Ministry officials are also confident of meeting the government’s stiff target on the basis of recent experience and early tax indications.
“Tax collections have grown by between 25% and 37% each year in the last four fiscal years. Even if the government takes the conservative estimate of a 25% growth this year, the tax collections will be about 3.93 lakh crore based on last year’s actual collections of Rs 3.14 lakh crore,” said a finance ministry official.
It is possible to achieve a target of about Rs 4 lakh crore tax collections in the current fiscal year as the compliance levels have improved, the official added.
“The three indicators, namely, tax deducted at source (TDS), advance tax—both corporations and smaller businesses—and self assessment of income have indicated increased tax collections in this fiscal year,” he said.
However, economists are not too upbeat about the government revenue collections this year.
They point out that this year unlike the previous years the government is in an unfamiliar situation because of forceful duty cuts due to high inflation and an expected slowdown in growth, both of which are likely to bring down revenue.
Besides, expenses are also likely to increase particularly in 2008-09 because of the one-off farm loan waiver and possible increase in salaries of government employees because of the implementation of the sixth pay commission report.
Manas Paul, assistant vice president, global banking & markets - research (economics), HSBC, points out that his bank has already forecasted that fiscal deficit at 3.5% would be higher than the 2.5% targeted this year.
“A couple of things like the pay commission and the farm loan waiver will dent the targets and obviously revenue lost due to import duty cuts will also have an impact. And with oil prices rising, fertiliser costs will also go up. Also, with the expected slowdown in growth, corporate taxes will be lower. So there could be a problem on the fiscal balance,” Paul said.

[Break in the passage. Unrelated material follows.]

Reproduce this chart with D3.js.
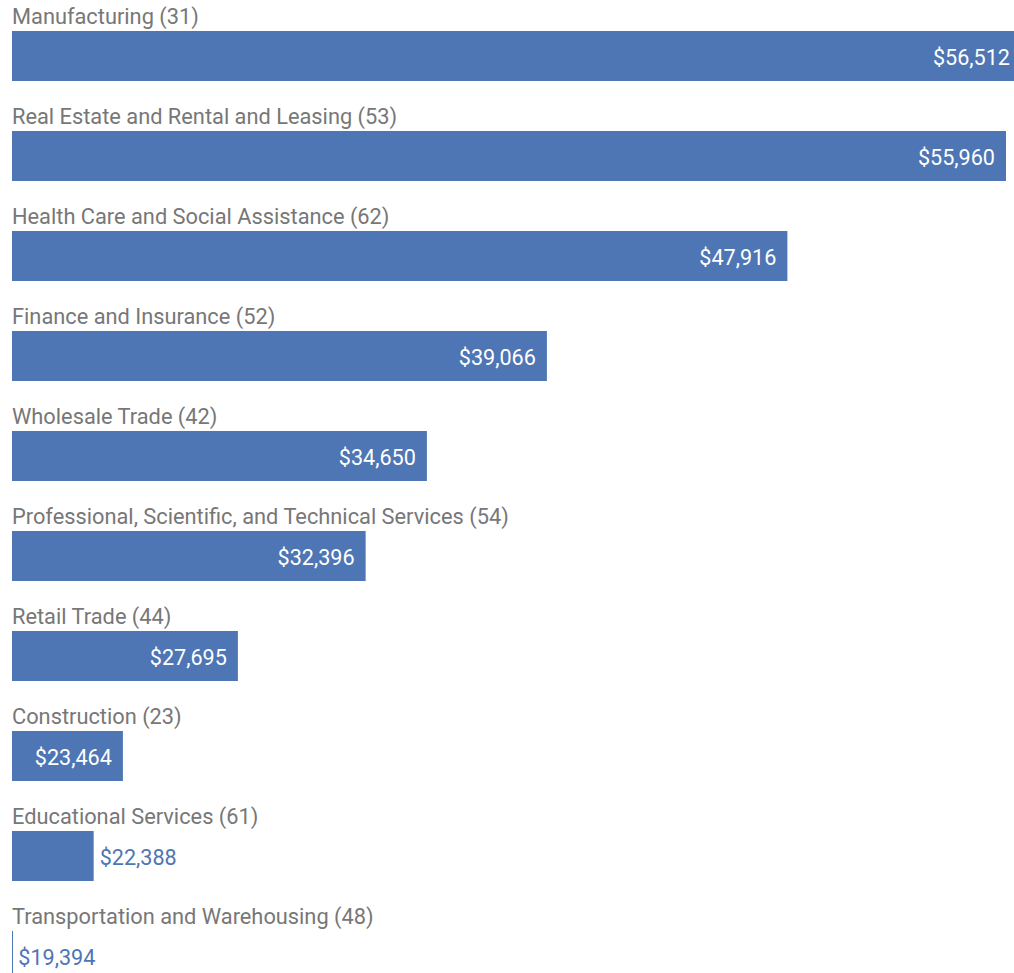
<!DOCTYPE html>
<html>
<head>
<meta charset="utf-8">
<script src="https://cdn.jsdelivr.net/npm/d3@7"></script>
<style>
  html, body { margin: 0; padding: 0; background: #fff; overflow: hidden; }
  svg { display: block; font-family: Roboto, "Noto Sans", sans-serif; }
</style>
</head>
<body>
<svg id="chart" width="1014" height="973"></svg>
<script>
// Average earnings by industry sector (NAICS code in parentheses)
const industries = [
  "Manufacturing",
  "Real Estate and Rental and Leasing",
  "Health Care and Social Assistance",
  "Finance and Insurance",
  "Wholesale Trade",
  "Professional, Scientific, and Technical Services",
  "Retail Trade",
  "Construction",
  "Educational Services",
  "Transportation and Warehousing"
];
const naicsCodes = [31, 53, 62, 52, 42, 54, 44, 23, 61, 48];
const earnings = [56512, 55960, 47916, 39066, 34650, 32396, 27695, 23464, 22388, 19394];

const rows = industries.map((name, i) => ({ name, code: naicsCodes[i], value: earnings[i] }));

const plotRight = 1021; // the widest bar runs slightly past the visible edge
const margin = { left: 12, top: 0 };
const rowStep = 100, barOffset = 31, barHeight = 50;
const barColor = "#4e75b4";

const svg = d3.select("#chart");

const x = d3.scaleLinear()
  .domain([19383, d3.max(earnings)])
  .range([margin.left, plotRight]);

const y = d3.scaleBand()
  .domain(rows.map(d => d.name))
  .range([margin.top, margin.top + rowStep * rows.length])
  .padding(0);

const fmt = v => "$" + d3.format(",")(v);
const x0 = x(x.domain()[0]);

const g = svg.selectAll("g.row")
  .data(rows)
  .join("g")
  .attr("class", "row")
  .attr("transform", d => `translate(0,${y(d.name)})`);

g.append("text")
  .attr("x", margin.left)
  .attr("y", 24)
  .attr("font-size", 21.8)
  .attr("fill", "#777")
  .text(d => `${d.name} (${d.code})`);

g.append("rect")
  .attr("x", x0)
  .attr("y", barOffset)
  .attr("width", d => Math.max(1, x(d.value) - x0))
  .attr("height", barHeight)
  .attr("fill", barColor);

g.append("text")
  .attr("font-size", 21.6)
  .attr("y", barOffset + barHeight / 2 + 1)
  .attr("dy", "0.35em")
  .text(d => fmt(d.value))
  .each(function(d) {
    const t = d3.select(this);
    const w = this.getComputedTextLength();
    const barW = x(d.value) - x0;
    if (w + 24 < barW) {
      t.attr("x", x(d.value) - 11).attr("text-anchor", "end").attr("fill", "#fff");
    } else {
      t.attr("x", x(d.value) + 6).attr("text-anchor", "start").attr("fill", barColor);
    }
  });
</script>
</body>
</html>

Paul said other things such as the increase in the minimum support price for wheat and rice and the fact that despite the recent hike in domestic fuel prices the full impact of the global oil price rise has not been passed on in India means that revenue needs are higher this year.
“There is pressure on spending and the government will go all out to plug all the loopholes in tax collection. They will have to strive towards increasing efficiency in tax collection,” he said.
Abheek Barua, chief economist at HDFC Bank, estimates that the government could conservatively lose around Rs 40,000-50,000 crore of revenue because of cuts in duties of edible oil, excise, customs and steel.
He expects the government to try harder to increase tax collections this year.
Though the government has imposed export duties on items like agricultural products and steel, that will not suffice to offset the total losses arising out of other duty cuts, said a New Delhi-based corporate tax consultant, requesting anonymity.
“Reduction of duties on oil alone is huge. Further, there could be some more reductions ahead in a bid to check inflation. The excise duty cuts alone will have the revenue reduced substantially by Rs 20,000 crore,” the consultant said.
“If the government does not want the fiscal deficit to widen considerably beyond the 2.5% targeted for the year the tax collection efficiency has to improve. So there will be a drive to increase collections which may also mean an increase in I-T raids to increase compliance because it is widely believed that though tax collections have improved, they remain sluggish despite significant improvements such as computerisation,” HDFC Bank’s Barua said.
The finance ministry, however, doesn’t seem to be keen on increasing income raids, as it wants more of voluntary compliance.
“There will be no coercive action. In fact, the finance minister has asked the income tax officials to find ways and means to encourage taxpayers to comply voluntarily with the law,” a finance ministry official said.
The tax consultant also feels there is a scope of improving collections without coercive measures.
“All the tax collections this year pertain to the income earned in the last fiscal year. The government can ask various tribunals to speed up the pending litigations pertaining tax disputes, and hence earn substantial revenue,” said the consultant.